En l’espèce, non seulement la personne publique n’avait pas informé la société requérante du délai de suspension, mais plus encore, elle avait signé le marché seulement deux jours après avoir informé la société requérante du rejet de son offre. Sans difficulté, il s’agit là s’une signature du marché avant l’expiration du délai exigé après l’envoi de la décision d’attribution du contrat, au sens des deux articles précités.

Le juge scinde ensuite son appréciation entre l’attribution du lot 1, et l’attribution des lots 3 et 4 du marché.

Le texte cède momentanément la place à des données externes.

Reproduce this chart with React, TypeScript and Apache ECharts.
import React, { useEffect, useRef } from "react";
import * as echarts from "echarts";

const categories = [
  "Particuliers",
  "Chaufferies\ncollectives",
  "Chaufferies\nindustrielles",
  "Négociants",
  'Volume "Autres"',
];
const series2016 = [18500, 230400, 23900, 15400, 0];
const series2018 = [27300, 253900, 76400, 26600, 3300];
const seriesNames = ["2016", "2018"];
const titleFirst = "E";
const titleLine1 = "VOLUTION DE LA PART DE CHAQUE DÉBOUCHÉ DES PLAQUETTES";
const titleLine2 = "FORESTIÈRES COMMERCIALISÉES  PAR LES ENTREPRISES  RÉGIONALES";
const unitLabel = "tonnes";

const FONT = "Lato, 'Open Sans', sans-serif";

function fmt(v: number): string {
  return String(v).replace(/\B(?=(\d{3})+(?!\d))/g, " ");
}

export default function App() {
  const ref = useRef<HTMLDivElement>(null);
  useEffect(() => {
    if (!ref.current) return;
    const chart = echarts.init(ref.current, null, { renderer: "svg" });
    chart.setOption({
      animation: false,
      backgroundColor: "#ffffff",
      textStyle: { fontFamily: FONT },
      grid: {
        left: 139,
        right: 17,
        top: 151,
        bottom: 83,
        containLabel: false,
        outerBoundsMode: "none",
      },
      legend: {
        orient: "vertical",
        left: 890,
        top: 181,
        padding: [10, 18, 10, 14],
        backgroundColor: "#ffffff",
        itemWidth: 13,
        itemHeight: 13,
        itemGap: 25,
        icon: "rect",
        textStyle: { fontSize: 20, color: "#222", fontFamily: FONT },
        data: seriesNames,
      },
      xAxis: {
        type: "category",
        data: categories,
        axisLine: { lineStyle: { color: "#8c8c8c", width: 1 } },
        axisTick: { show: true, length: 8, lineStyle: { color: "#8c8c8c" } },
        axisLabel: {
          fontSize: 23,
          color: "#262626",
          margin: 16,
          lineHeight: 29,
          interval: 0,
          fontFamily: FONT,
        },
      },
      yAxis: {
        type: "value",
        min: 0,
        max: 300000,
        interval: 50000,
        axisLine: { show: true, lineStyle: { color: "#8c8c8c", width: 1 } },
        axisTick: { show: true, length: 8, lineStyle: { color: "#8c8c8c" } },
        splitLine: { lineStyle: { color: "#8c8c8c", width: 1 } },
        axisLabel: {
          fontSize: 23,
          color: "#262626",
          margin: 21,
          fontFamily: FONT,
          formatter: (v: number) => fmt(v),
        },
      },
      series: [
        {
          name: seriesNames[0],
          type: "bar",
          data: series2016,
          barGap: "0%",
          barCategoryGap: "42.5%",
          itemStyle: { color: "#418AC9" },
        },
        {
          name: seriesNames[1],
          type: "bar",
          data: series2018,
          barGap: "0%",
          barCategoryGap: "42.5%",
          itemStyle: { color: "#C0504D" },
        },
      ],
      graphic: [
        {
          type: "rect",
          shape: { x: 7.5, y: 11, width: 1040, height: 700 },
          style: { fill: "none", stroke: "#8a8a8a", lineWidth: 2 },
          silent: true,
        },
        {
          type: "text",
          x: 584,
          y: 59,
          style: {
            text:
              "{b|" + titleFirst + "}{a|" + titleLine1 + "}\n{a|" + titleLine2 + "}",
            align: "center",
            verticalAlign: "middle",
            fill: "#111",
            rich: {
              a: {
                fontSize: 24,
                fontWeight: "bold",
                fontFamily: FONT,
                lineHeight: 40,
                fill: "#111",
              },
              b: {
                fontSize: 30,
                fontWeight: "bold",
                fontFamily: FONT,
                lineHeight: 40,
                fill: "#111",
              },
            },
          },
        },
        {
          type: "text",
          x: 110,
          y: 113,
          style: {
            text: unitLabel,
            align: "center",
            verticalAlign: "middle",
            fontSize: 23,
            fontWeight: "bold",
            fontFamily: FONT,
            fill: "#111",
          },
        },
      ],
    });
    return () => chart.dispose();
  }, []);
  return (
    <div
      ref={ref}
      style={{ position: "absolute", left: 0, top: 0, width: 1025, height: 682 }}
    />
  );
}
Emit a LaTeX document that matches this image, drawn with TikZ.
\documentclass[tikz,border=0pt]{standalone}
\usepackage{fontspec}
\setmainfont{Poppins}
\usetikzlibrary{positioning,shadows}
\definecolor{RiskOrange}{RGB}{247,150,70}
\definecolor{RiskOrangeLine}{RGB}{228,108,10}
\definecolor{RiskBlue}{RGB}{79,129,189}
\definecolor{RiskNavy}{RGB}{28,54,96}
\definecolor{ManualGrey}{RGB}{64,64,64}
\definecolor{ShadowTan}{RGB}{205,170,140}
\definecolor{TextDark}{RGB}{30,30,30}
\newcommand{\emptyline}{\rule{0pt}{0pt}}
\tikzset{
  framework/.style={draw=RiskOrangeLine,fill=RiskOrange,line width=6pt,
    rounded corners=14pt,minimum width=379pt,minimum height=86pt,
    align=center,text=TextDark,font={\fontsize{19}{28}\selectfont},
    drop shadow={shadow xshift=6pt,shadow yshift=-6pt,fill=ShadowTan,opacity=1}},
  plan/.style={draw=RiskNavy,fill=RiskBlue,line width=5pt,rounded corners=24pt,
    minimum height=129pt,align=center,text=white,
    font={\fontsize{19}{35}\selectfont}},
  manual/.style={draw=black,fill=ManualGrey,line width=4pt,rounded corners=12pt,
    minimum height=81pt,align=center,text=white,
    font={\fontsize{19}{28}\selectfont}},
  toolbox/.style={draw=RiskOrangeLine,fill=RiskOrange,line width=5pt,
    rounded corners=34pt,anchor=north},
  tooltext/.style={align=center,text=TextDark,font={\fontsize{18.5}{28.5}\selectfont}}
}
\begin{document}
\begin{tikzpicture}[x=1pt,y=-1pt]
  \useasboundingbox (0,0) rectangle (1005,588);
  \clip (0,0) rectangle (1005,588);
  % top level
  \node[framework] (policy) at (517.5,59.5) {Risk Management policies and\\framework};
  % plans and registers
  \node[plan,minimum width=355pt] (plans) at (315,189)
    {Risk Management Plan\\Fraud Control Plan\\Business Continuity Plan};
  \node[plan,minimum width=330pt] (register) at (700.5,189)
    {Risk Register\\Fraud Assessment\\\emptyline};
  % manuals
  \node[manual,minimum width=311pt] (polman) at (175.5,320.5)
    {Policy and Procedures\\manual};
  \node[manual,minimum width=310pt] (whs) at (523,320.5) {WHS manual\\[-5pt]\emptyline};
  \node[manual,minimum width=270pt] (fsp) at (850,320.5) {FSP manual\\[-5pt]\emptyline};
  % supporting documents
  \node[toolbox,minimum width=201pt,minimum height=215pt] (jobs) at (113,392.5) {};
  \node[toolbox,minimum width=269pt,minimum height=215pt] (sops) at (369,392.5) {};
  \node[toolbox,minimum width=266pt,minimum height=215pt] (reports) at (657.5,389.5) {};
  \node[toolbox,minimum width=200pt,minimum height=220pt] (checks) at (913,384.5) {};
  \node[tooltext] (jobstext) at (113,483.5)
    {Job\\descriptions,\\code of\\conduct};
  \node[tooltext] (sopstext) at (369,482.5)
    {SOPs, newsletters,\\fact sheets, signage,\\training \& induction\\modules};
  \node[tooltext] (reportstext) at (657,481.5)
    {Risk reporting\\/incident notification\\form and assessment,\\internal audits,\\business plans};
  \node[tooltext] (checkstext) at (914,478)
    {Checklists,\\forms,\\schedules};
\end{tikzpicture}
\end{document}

Pour le premier lot, le juge estime que les irrégularités soulevées n’ont pas affecté les chances du requérant d’obtenir le contrat : il exclut alors l’annulation du marché constitué par ce premier lot, pour faire application de l’article L. 551-20, à la lumière des dispositions de la directive « recours » du 11 décembre 2007 qu’il transpose. La Haute Juridiction relève que la méconnaissance du délai de suspension a privé le requérant de voie précontractuelle, mais qu’elle « n’affect[e] pas la substance même de la concurrence », et prononce en conséquence une pénalité financière à hauteur de 10 000 euros.

Tel n’est pas le sort réservé aux lots 3 et 4, dont le Conseil d’Etat prononce l’annulation sur le fondement de l’article L. 551-18 : la personne publique avait attribué de meilleures notes à la société requérantes qu’à la société attributaire, et le classement en deuxième position de la requérante méconnaissait tout simplement les critères de choix des offres définis. Une telle méconnaissance affecte, bien évidemment, les chances du requérant d’obtenir le contrat, et les conditions d’application de l’article L. 551-18 se trouvent donc remplies. 

Cette décision constitue un utile (et pédagogique) exemple du maniement du référé contractuel.